Another local landmark is the 142 feet tall Assateque Lighthouse that’s been constructed in 1822. It can be accessed by foot only, bikes could be left at parking spots nearby. But do not worry, the walk is a mere 5 min, but the view from the top of the lighthouse is totally worth the $5.00 fee for the entrance.
While The Assateague beaches and wildlife refuge are an ideal getaway for nature lovers, the village of Chincoteague one can call – a place for all the “after-the-beach” activities. And one could definitely get enough of seafood (sorry, non-seafood eaters) – I think in just three days of our stay I’ve tried oysters, shrimp, crab, scallops and mussels in all the kinds of preparations possible – and I still wanted more. At the end of the stay I could definitely say that the best of it all were oysters and crab bisque soup – the two items that the locals mastered the best of all!
Here are my top things-to-do on the islands:
Chincoteague National Wildlife Refuge Visitor Center – not only offers a variety of exhibits and walking and birding tours, but also has the “eagle-cam,” a live, 24-hour closed-circuit camera perched above the bald eagles’ nest, where a pair of eaglets are fledging, (8231 Beach Rd.; 757-336-6122).
Assateague Lighthouse – the panoramic view from the 142 feet high and 175 steps lighthouse that is the very first ‘building’ of the island and holds much of history of the island that has survived on oyster industry for decades (open Friday-Sunday 9 to 3).
Ice-cream parlors – 130-year-old Victorian-style Muller’s (4034 Main St.; 757-336-5894) and Mister Whippy’s (6201 Maddox Blvd.; 757-336-5122).
Captain Zach’s Seafood Carryout – you can mix and match your own combination of raw seafood and choose the ways to cook it. Perfect if you have a great balcony, terrace and/or a place of your own where you’d like to enjoy your food (this place offers outside seating, but it’s in no way a full-service restaurant, there is no waiter services, it’s a take-out), *4422 Deep Hole Rd, Chincoteague, VA 23336, (757) 336-3788).
If you are traveling with your own grill and/or you are staying at a place that offers a grill, do not miss the many seafood-buy-your-own raw seafood stands that are open from 7am to 9pm every day, offering the daily catch.

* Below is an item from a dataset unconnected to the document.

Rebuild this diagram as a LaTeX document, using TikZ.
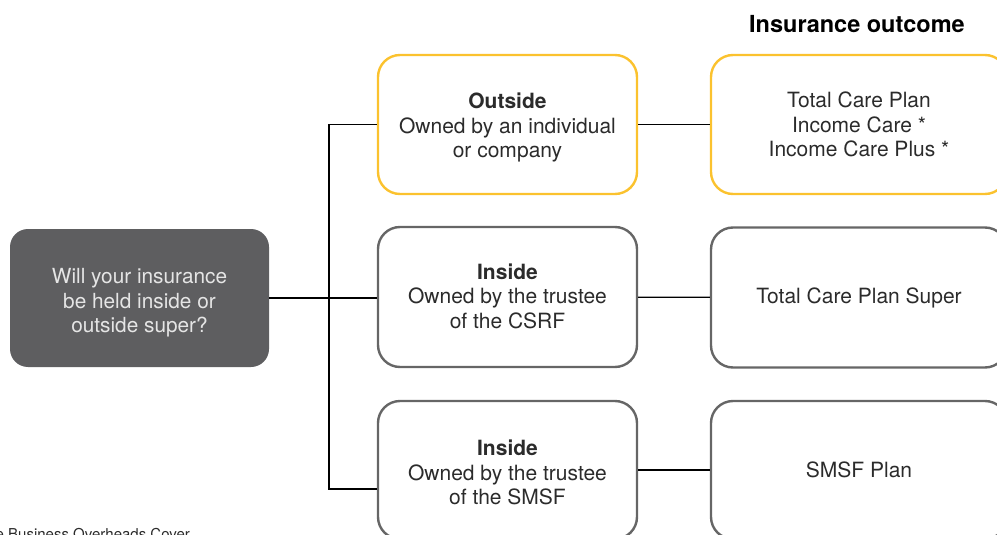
\documentclass[tikz,border=0pt]{standalone}
\usepackage{fontspec}
\setmainfont{TeX Gyre Heros}

\definecolor{slate}{HTML}{5E5E60}
\definecolor{amber}{HTML}{FBC22E}
\definecolor{edge}{HTML}{666666}
\definecolor{ink}{HTML}{2B2B2B}

\tikzset{
	boxtext/.style={align=center, text=ink, font=\fontsize{21}{24.5}\selectfont},
	choicebox/.style={draw, line width=2.4pt, rounded corners=22pt, minimum width=259pt, boxtext},
	outcomebox/.style={choicebox, minimum width=296pt},
	link/.style={line width=1.3pt, black}
}

\begin{document}
\begin{tikzpicture}[x=1pt, y=-1pt]
		\clip (0, 0) rectangle (997, 535);
		\useasboundingbox (0, 0) rectangle (997, 535);

		\node[fill=slate, rounded corners=18pt, minimum width=259pt, minimum height=138pt,
			label={[boxtext, text=white!90!black, font=\fontsize{20.8}{24.5}\selectfont, yshift=-5pt]center:{Will your insurance\\be held inside or\\outside super?}}] (question) at (139.5, 298) {};

		\node[choicebox, draw=amber, minimum height=139pt,
			label={[boxtext, yshift=-3pt]center:{\textbf{Outside}\\Owned by an individual\\or company}}] (outside) at (507.5, 124.5) {};
		\node[choicebox, draw=edge, minimum height=140pt,
			label={[boxtext, yshift=1pt]center:{\textbf{Inside}\\Owned by the trustee\\of the CSRF}}] (csrf) at (507.5, 297) {};
		\node[choicebox, draw=edge, minimum height=138pt,
			label={[boxtext, yshift=-2.5pt]center:{\textbf{Inside}\\Owned by the trustee\\of the SMSF}}] (smsf) at (507.5, 470) {};

		\node[outcomebox, draw=amber, minimum height=139pt] (careplan) at (859, 124.5) {Total Care Plan\\Income Care *\\Income Care Plus *};
		\node[outcomebox, draw=edge, minimum height=140pt] (superplan) at (859, 297.5) {Total Care Plan Super};
		\node[outcomebox, draw=edge, minimum height=138pt] (smsfplan) at (859, 470) {SMSF Plan};

		\node[font=\fontsize{23.5}{28}\selectfont\bfseries, text=black] (outcome) at (857, 24) {Insurance outcome};
		\node[anchor=base west, inner sep=0pt, font=\fontsize{15}{17}\selectfont, text=ink] (note) at (-4.5, 539) {e Business Overheads Cover};

		% tree on the left
		\coordinate (trunk) at (329, 0);
		\coordinate (smsfin) at ([yshift=-19pt]smsf.west);
		\draw[link] (question.east |- 0, 298) -- (csrf.west |- 0, 298);
		\draw[link] (outside.west) -- (outside.west -| trunk) -- (smsfin -| trunk) -- (smsfin);

		% outcomes
		\draw[link] (outside) -- (careplan);
		\draw[link] (csrf) -- (superplan);
		\draw[link] (smsf) -- (smsfplan);
	\end{tikzpicture}
\end{document}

And of course – seafood, seafood and seafood restaurants: many to choose – from crabhouses and crab stands (I’ve heard Boston crab roll is pretty popular as well), but do not miss the Steamers All You Can Eat on 6251 Maddox Blvd, Chincoteague VA 23336, (757)336-5300.
And, of course, biking, biking, biking…
Other things you might consider:
NASA Visitor Center at Wallops Island on Route 175 west of the island of Chincoteague (757-824-1344) – offers hands-on exhibits, some real missiles and space suits, a cool Air & Space-style gift shop and a view across the road of the NOAA weather station with its array of huge satellite dishes.
Chincoteague Pony Centre – you can’t feed the wild ponies, much less ride them; but you can ride (or learn to ride) them (Chicken City Road off Maddox Boulevard (757-336-2776)
The Chincoteague Volunteer Firemen’s Carnival – held Fridays and Saturdays in July on the fairgrounds on South Main Street, leading up to the pony roundup and swim July 27 and the auction July 28. If you can’t afford to buy one, you can “foster” a wild horse (and get a picture of your pony) for $25
Barrier Island Visitors Center – on Route 611 on the way into Assateague (410-641-1441)
Tom’s Cove – if you grew up on the “Misty of Chincoteague” books, it’s not just the ponies you remember, but the scenes of clamming and fishing
And, if you want a scenic drive: drive south to the islands from Salisbury or Ocean City, taking Maryland Route 12/Virginia Route 679 from Snow Hill through Stockton to Route 175 (instead of Maryland Route 113/Virginia Route 13). It offers farms and thus – the farm markets, a few older towns and woods.